We must not forget also that It is not a matter of the Communist party alone. The political collapse of the social democracy makes the appearance of a new “independent” party from its midst very probable. Can we suppose even for a moment that the Stalinist apparatus will be capable of attracting the left social democracy to its side, or even of influencing it in a revolutionary fashion? This is excluded beforehand. By their ultimatism, as well as by their whole past, which they do not want to and cannot renounce, the Stalinists will only slow up the development of the social democratic opposition, playing, in the service of Wels, the role of a garden scare-crow. From this point of view also, the perspective of a new party places itself imperatively on the order of the day.

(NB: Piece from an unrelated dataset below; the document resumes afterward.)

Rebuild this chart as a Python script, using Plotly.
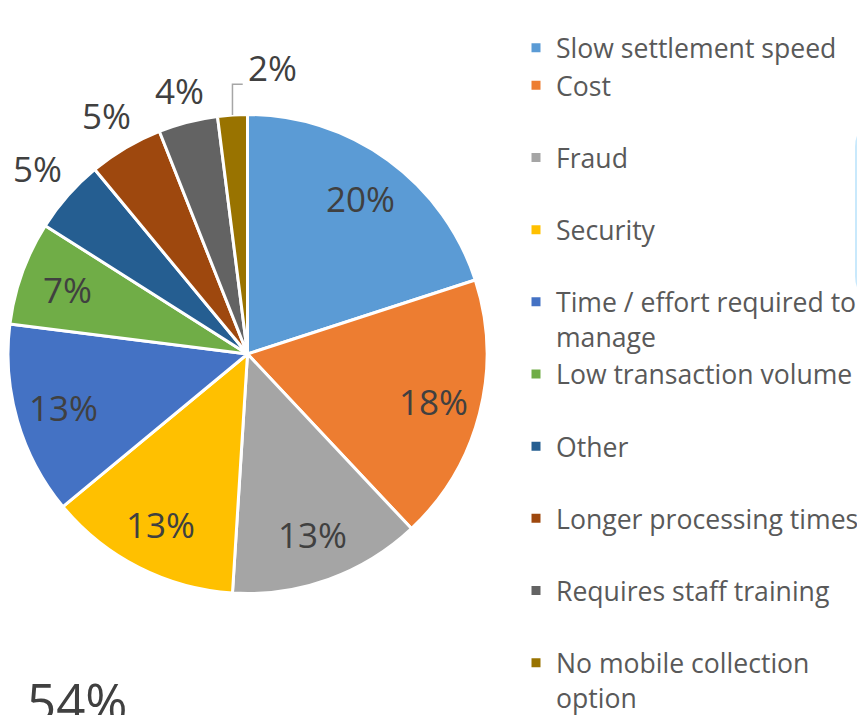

No Illusions![edit source]

Behind the majority of political and logical objections, there really lurks an unexpressed sentimental consideration: the Stalinist apparatus is under the blows of Fascism, many devoted and unselfish comrades are trying with all their might to save the organization – is it permissible under such conditions to “discourage” the fighters? This argument can be best expressed by two lines from a verse of a Russian poet: “Elevating illusion is more precious to us than the darkness of bitter truth.” But the philosophy of Pushkin is not the philosophy of Marxism. When, at the beginning of the century, we struggled against the petty bourgeois illusions and adventurism of the Social Revolutionaries, many good souls not only in the Narodnik camp, but even in our midst, indignantly broke with the Leninist Iskra which, you see, allowed itself to criticise terror unmercifully at the time when the terrorists were perishing in the hangman’s noose. We replied: the aim of our criticism consists precisely in tearing away the revolutionary heroes from individual terrorism and in leading them to the road of mass struggle. The illegal apparatus, appended to Manuilsky-Stalin, can bring nothing to the German proletariat save new misfortunes. We must say this openly and without delay, in order to save hundreds and thousands of revolutionaries from a fruitless waste of their energies.